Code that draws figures
________
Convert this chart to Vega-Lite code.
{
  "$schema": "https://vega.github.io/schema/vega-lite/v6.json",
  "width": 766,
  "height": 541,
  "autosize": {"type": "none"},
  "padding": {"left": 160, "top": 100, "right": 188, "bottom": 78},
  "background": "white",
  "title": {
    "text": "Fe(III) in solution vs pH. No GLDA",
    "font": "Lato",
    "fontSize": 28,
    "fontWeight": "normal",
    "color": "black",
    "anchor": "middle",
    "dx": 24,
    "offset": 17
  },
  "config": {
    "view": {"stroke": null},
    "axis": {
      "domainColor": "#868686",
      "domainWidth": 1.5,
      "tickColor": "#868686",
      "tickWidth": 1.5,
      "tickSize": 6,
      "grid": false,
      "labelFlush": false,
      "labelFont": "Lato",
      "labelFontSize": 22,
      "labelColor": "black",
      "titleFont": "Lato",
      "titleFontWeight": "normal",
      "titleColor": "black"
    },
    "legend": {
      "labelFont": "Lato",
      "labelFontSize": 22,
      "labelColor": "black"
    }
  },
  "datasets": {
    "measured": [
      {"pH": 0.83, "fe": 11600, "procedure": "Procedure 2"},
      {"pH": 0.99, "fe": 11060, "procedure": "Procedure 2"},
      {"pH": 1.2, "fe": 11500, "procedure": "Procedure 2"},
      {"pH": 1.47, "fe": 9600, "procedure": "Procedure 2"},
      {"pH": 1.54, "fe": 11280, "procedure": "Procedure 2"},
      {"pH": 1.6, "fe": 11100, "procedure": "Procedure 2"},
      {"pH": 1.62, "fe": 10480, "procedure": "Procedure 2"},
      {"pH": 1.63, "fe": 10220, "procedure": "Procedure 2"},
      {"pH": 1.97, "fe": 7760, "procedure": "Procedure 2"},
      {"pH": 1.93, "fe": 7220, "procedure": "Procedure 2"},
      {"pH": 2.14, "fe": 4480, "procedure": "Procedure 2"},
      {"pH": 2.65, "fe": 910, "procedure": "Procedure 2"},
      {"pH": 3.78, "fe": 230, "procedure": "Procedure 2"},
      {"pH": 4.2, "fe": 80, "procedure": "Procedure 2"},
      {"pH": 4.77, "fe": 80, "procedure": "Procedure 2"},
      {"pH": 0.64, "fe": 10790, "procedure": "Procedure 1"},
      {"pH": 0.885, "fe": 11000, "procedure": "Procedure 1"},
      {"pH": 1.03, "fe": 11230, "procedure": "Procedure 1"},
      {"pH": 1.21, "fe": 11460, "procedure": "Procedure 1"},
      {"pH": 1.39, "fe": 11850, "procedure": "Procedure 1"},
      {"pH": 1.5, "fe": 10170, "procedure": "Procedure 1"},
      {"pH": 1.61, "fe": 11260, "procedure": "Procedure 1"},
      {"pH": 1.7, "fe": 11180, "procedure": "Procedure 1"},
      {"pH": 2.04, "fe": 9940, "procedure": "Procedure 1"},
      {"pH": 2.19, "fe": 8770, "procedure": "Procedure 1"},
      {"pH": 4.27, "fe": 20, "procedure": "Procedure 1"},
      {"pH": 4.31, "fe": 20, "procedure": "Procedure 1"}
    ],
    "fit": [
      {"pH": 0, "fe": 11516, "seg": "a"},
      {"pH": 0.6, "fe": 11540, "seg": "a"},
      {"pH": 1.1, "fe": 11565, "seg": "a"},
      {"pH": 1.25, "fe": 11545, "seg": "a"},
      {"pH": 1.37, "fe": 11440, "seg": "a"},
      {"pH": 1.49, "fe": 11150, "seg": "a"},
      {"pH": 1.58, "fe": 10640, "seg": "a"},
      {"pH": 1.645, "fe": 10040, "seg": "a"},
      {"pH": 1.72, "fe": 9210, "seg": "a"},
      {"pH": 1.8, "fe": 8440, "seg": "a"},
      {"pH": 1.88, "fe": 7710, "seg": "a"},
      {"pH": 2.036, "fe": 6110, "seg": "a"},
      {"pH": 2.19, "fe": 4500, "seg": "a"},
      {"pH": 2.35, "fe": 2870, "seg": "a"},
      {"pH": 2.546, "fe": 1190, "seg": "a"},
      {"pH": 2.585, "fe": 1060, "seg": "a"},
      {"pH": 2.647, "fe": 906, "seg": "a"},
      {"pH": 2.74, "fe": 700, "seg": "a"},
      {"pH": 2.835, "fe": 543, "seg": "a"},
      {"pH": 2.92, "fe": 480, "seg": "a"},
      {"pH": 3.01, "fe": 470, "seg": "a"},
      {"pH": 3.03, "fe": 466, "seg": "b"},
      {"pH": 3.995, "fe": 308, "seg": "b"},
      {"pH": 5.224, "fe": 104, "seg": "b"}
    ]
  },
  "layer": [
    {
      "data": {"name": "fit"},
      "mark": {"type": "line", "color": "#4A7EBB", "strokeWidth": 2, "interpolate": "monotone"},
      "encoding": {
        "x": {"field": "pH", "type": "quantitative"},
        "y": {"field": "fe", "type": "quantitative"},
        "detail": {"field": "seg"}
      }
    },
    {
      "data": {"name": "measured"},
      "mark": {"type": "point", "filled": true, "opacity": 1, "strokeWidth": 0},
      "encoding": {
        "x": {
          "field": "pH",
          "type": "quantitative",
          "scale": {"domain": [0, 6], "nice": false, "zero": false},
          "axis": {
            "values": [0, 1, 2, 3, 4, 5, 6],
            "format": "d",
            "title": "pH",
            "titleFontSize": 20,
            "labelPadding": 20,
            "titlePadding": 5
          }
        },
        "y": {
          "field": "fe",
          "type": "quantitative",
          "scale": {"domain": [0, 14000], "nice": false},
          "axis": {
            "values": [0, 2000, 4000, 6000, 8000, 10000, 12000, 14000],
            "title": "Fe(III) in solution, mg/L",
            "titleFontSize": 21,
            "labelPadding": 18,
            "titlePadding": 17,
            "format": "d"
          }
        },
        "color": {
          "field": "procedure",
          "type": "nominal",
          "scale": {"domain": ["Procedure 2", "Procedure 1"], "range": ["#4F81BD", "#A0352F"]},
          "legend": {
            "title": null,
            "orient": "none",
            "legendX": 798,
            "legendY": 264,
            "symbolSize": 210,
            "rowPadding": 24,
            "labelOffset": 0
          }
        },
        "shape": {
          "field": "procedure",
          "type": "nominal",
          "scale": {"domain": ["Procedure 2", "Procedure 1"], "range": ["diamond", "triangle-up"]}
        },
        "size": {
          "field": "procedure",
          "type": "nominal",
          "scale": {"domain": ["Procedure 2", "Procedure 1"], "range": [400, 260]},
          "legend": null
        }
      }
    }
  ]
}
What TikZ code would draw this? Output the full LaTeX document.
________
REQUEST:
Print every line of the records exactly. Omit nothing.

FULL OUTPUT:
Convert this chart to Vega-Lite code.
{
  "$schema": "https://vega.github.io/schema/vega-lite/v6.json",
  "width": 766,
  "height": 541,
  "autosize": {"type": "none"},
  "padding": {"left": 160, "top": 100, "right": 188, "bottom": 78},
  "background": "white",
  "title": {
    "text": "Fe(III) in solution vs pH. No GLDA",
    "font": "Lato",
    "fontSize": 28,
    "fontWeight": "normal",
    "color": "black",
    "anchor": "middle",
    "dx": 24,
    "offset": 17
  },
  "config": {
    "view": {"stroke": null},
    "axis": {
      "domainColor": "#868686",
      "domainWidth": 1.5,
      "tickColor": "#868686",
      "tickWidth": 1.5,
      "tickSize": 6,
      "grid": false,
      "labelFlush": false,
      "labelFont": "Lato",
      "labelFontSize": 22,
      "labelColor": "black",
      "titleFont": "Lato",
      "titleFontWeight": "normal",
      "titleColor": "black"
    },
    "legend": {
      "labelFont": "Lato",
      "labelFontSize": 22,
      "labelColor": "black"
    }
  },
  "datasets": {
    "measured": [
      {"pH": 0.83, "fe": 11600, "procedure": "Procedure 2"},
      {"pH": 0.99, "fe": 11060, "procedure": "Procedure 2"},
      {"pH": 1.2, "fe": 11500, "procedure": "Procedure 2"},
      {"pH": 1.47, "fe": 9600, "procedure": "Procedure 2"},
      {"pH": 1.54, "fe": 11280, "procedure": "Procedure 2"},
      {"pH": 1.6, "fe": 11100, "procedure": "Procedure 2"},
      {"pH": 1.62, "fe": 10480, "procedure": "Procedure 2"},
      {"pH": 1.63, "fe": 10220, "procedure": "Procedure 2"},
      {"pH": 1.97, "fe": 7760, "procedure": "Procedure 2"},
      {"pH": 1.93, "fe": 7220, "procedure": "Procedure 2"},
      {"pH": 2.14, "fe": 4480, "procedure": "Procedure 2"},
      {"pH": 2.65, "fe": 910, "procedure": "Procedure 2"},
      {"pH": 3.78, "fe": 230, "procedure": "Procedure 2"},
      {"pH": 4.2, "fe": 80, "procedure": "Procedure 2"},
      {"pH": 4.77, "fe": 80, "procedure": "Procedure 2"},
      {"pH": 0.64, "fe": 10790, "procedure": "Procedure 1"},
      {"pH": 0.885, "fe": 11000, "procedure": "Procedure 1"},
      {"pH": 1.03, "fe": 11230, "procedure": "Procedure 1"},
      {"pH": 1.21, "fe": 11460, "procedure": "Procedure 1"},
      {"pH": 1.39, "fe": 11850, "procedure": "Procedure 1"},
      {"pH": 1.5, "fe": 10170, "procedure": "Procedure 1"},
      {"pH": 1.61, "fe": 11260, "procedure": "Procedure 1"},
      {"pH": 1.7, "fe": 11180, "procedure": "Procedure 1"},
      {"pH": 2.04, "fe": 9940, "procedure": "Procedure 1"},
      {"pH": 2.19, "fe": 8770, "procedure": "Procedure 1"},
      {"pH": 4.27, "fe": 20, "procedure": "Procedure 1"},
      {"pH": 4.31, "fe": 20, "procedure": "Procedure 1"}
    ],
    "fit": [
      {"pH": 0, "fe": 11516, "seg": "a"},
      {"pH": 0.6, "fe": 11540, "seg": "a"},
      {"pH": 1.1, "fe": 11565, "seg": "a"},
      {"pH": 1.25, "fe": 11545, "seg": "a"},
      {"pH": 1.37, "fe": 11440, "seg": "a"},
      {"pH": 1.49, "fe": 11150, "seg": "a"},
      {"pH": 1.58, "fe": 10640, "seg": "a"},
      {"pH": 1.645, "fe": 10040, "seg": "a"},
      {"pH": 1.72, "fe": 9210, "seg": "a"},
      {"pH": 1.8, "fe": 8440, "seg": "a"},
      {"pH": 1.88, "fe": 7710, "seg": "a"},
      {"pH": 2.036, "fe": 6110, "seg": "a"},
      {"pH": 2.19, "fe": 4500, "seg": "a"},
      {"pH": 2.35, "fe": 2870, "seg": "a"},
      {"pH": 2.546, "fe": 1190, "seg": "a"},
      {"pH": 2.585, "fe": 1060, "seg": "a"},
      {"pH": 2.647, "fe": 906, "seg": "a"},
      {"pH": 2.74, "fe": 700, "seg": "a"},
      {"pH": 2.835, "fe": 543, "seg": "a"},
      {"pH": 2.92, "fe": 480, "seg": "a"},
      {"pH": 3.01, "fe": 470, "seg": "a"},
      {"pH": 3.03, "fe": 466, "seg": "b"},
      {"pH": 3.995, "fe": 308, "seg": "b"},
      {"pH": 5.224, "fe": 104, "seg": "b"}
    ]
  },
  "layer": [
    {
      "data": {"name": "fit"},
      "mark": {"type": "line", "color": "#4A7EBB", "strokeWidth": 2, "interpolate": "monotone"},
      "encoding": {
        "x": {"field": "pH", "type": "quantitative"},
        "y": {"field": "fe", "type": "quantitative"},
        "detail": {"field": "seg"}
      }
    },
    {
      "data": {"name": "measured"},
      "mark": {"type": "point", "filled": true, "opacity": 1, "strokeWidth": 0},
      "encoding": {
        "x": {
          "field": "pH",
          "type": "quantitative",
          "scale": {"domain": [0, 6], "nice": false, "zero": false},
          "axis": {
            "values": [0, 1, 2, 3, 4, 5, 6],
            "format": "d",
            "title": "pH",
            "titleFontSize": 20,
            "labelPadding": 20,
            "titlePadding": 5
          }
        },
        "y": {
          "field": "fe",
          "type": "quantitative",
          "scale": {"domain": [0, 14000], "nice": false},
          "axis": {
            "values": [0, 2000, 4000, 6000, 8000, 10000, 12000, 14000],
            "title": "Fe(III) in solution, mg/L",
            "titleFontSize": 21,
            "labelPadding": 18,
            "titlePadding": 17,
            "format": "d"
          }
        },
        "color": {
          "field": "procedure",
          "type": "nominal",
          "scale": {"domain": ["Procedure 2", "Procedure 1"], "range": ["#4F81BD", "#A0352F"]},
          "legend": {
            "title": null,
            "orient": "none",
            "legendX": 798,
            "legendY": 264,
            "symbolSize": 210,
            "rowPadding": 24,
            "labelOffset": 0
          }
        },
        "shape": {
          "field": "procedure",
          "type": "nominal",
          "scale": {"domain": ["Procedure 2", "Procedure 1"], "range": ["diamond", "triangle-up"]}
        },
        "size": {
          "field": "procedure",
          "type": "nominal",
          "scale": {"domain": ["Procedure 2", "Procedure 1"], "range": [400, 260]},
          "legend": null
        }
      }
    }
  ]
}
What TikZ code would draw this? Output the full LaTeX document.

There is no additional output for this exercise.